Given request: Please retype the records below exactly, from the first line through the line containing "import plotly.graph_objects as go", and leave out any pictures.

Records supplied:
——

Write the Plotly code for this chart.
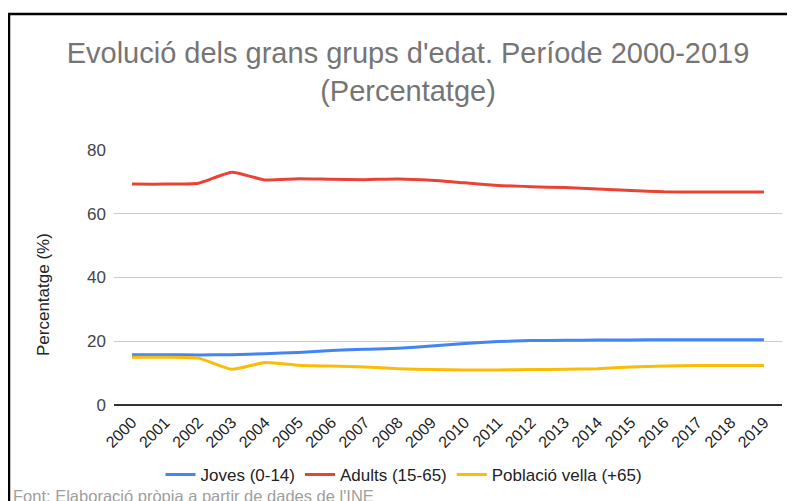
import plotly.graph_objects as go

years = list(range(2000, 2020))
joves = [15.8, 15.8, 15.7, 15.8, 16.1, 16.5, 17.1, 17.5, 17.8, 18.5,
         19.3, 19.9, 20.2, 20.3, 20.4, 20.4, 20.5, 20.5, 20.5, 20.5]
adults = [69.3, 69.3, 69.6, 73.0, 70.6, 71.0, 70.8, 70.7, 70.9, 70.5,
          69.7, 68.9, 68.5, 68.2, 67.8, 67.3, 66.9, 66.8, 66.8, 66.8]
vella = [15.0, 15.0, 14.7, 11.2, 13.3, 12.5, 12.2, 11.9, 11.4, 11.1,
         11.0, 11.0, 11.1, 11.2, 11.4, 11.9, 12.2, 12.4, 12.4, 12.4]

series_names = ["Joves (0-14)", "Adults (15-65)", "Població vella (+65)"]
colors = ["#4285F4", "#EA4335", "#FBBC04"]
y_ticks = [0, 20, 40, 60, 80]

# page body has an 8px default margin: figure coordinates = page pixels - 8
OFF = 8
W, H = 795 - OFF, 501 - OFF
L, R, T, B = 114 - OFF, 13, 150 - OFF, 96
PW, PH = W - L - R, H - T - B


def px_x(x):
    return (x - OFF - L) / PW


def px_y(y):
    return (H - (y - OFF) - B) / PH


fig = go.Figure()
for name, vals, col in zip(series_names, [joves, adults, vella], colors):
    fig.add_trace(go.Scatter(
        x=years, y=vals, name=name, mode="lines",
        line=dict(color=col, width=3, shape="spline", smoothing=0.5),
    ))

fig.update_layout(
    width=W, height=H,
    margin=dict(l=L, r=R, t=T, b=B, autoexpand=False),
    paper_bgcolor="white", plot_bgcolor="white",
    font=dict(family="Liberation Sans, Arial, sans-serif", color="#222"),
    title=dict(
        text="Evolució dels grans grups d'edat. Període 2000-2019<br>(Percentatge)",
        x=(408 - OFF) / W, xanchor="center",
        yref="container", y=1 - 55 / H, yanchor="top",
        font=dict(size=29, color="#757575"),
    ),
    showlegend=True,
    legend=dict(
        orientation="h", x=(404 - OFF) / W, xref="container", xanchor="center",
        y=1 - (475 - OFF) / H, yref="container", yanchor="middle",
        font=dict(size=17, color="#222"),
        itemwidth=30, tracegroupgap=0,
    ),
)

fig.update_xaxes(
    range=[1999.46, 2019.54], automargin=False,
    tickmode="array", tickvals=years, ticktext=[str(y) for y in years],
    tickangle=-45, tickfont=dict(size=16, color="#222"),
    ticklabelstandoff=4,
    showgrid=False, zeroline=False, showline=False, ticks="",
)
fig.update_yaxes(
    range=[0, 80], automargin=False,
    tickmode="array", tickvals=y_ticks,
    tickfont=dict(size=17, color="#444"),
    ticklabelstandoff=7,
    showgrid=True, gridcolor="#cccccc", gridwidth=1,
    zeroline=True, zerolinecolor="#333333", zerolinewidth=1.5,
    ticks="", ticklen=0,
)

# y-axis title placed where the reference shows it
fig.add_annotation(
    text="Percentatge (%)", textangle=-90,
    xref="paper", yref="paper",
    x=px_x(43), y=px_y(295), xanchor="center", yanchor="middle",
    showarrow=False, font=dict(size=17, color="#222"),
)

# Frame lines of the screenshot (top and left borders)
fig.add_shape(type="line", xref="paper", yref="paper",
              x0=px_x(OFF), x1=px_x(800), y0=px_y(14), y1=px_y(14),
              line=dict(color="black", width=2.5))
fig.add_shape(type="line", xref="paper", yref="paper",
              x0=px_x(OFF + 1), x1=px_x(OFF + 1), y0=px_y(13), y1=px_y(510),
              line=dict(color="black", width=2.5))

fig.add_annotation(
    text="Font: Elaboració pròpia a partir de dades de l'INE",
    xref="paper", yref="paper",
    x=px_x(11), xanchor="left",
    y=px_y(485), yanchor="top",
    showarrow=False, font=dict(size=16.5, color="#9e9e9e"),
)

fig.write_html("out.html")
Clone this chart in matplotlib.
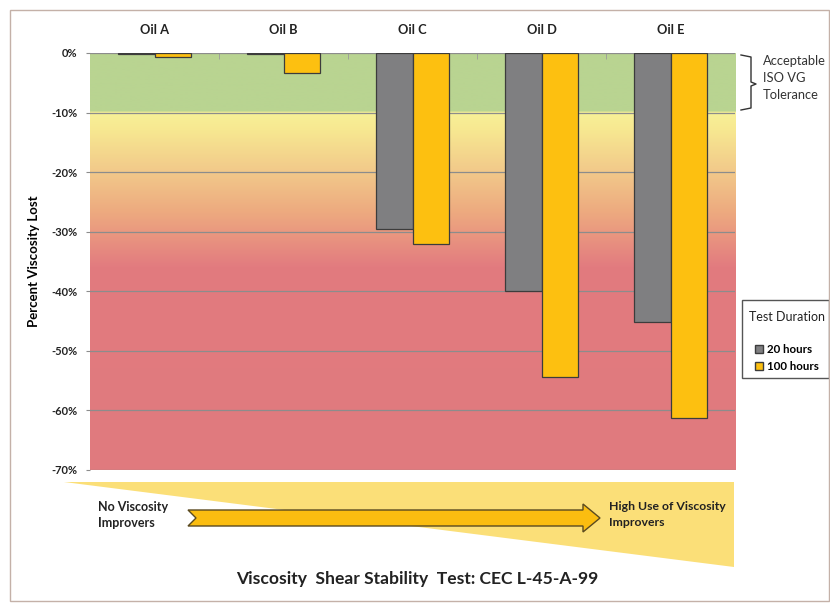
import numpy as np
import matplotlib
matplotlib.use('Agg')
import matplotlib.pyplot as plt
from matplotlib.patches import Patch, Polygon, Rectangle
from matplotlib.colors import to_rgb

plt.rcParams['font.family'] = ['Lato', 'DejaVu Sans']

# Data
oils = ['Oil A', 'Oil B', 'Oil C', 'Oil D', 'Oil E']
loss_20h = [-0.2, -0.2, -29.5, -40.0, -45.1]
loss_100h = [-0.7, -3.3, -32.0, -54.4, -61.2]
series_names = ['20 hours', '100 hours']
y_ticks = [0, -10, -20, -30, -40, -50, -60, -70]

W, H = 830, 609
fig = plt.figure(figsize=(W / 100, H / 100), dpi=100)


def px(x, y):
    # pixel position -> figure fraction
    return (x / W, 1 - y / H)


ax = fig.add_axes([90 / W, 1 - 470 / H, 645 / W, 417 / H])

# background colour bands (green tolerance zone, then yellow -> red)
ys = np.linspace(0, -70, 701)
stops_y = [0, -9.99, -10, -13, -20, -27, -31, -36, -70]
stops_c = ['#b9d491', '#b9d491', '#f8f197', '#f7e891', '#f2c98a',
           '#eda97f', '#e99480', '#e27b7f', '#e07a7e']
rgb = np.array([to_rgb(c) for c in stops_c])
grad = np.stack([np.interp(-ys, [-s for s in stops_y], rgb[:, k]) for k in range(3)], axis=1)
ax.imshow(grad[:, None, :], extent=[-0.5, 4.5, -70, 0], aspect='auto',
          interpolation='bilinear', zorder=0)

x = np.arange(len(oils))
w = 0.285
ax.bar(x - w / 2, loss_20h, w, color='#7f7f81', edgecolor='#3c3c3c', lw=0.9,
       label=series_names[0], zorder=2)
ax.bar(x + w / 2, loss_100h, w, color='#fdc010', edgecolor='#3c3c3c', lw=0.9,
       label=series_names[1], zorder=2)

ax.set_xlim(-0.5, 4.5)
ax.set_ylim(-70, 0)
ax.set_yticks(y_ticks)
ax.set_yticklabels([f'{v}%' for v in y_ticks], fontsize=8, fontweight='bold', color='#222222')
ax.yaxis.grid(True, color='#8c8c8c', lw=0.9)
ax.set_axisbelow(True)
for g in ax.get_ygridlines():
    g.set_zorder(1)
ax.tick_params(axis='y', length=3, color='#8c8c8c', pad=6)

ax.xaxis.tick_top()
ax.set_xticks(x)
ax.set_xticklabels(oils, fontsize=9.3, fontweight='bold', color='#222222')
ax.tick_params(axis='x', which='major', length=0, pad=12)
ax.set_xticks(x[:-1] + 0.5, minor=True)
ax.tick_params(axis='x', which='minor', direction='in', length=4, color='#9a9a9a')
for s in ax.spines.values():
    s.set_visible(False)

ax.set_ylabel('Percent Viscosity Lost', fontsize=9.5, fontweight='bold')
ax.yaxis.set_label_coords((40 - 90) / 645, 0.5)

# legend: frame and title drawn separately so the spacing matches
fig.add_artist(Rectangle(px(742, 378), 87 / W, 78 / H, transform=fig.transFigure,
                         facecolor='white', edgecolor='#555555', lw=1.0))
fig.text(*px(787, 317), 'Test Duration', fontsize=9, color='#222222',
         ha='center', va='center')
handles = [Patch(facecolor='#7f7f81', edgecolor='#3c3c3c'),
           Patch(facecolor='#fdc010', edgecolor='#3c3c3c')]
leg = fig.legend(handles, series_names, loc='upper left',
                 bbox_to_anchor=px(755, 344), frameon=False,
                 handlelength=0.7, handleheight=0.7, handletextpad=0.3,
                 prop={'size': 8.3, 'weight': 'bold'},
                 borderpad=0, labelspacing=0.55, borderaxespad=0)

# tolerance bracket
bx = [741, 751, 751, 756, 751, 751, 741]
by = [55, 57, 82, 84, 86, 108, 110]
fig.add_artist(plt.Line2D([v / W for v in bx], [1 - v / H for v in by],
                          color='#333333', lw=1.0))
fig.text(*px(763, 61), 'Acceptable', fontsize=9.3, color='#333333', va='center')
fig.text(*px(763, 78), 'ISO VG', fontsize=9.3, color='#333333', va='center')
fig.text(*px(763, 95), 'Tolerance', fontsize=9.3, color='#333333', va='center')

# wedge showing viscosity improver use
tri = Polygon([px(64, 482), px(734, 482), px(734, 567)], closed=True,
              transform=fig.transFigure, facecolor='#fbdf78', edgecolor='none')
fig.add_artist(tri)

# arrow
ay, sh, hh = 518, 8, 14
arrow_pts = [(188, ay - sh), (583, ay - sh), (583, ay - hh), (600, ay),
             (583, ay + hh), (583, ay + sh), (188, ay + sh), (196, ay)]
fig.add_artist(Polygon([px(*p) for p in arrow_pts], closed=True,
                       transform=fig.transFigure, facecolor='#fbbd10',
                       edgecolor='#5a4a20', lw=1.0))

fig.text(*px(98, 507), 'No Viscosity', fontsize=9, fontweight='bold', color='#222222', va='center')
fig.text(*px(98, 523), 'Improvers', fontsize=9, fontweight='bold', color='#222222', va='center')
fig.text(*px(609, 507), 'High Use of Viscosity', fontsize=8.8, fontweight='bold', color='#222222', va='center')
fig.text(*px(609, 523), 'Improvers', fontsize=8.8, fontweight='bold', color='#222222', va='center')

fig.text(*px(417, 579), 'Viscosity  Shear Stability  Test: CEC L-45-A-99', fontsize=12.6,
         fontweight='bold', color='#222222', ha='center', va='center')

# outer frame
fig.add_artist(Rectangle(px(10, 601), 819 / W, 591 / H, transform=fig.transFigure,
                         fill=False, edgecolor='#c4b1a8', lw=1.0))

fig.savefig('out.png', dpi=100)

——

Reply to the task:
Write the Plotly code for this chart.
import plotly.graph_objects as go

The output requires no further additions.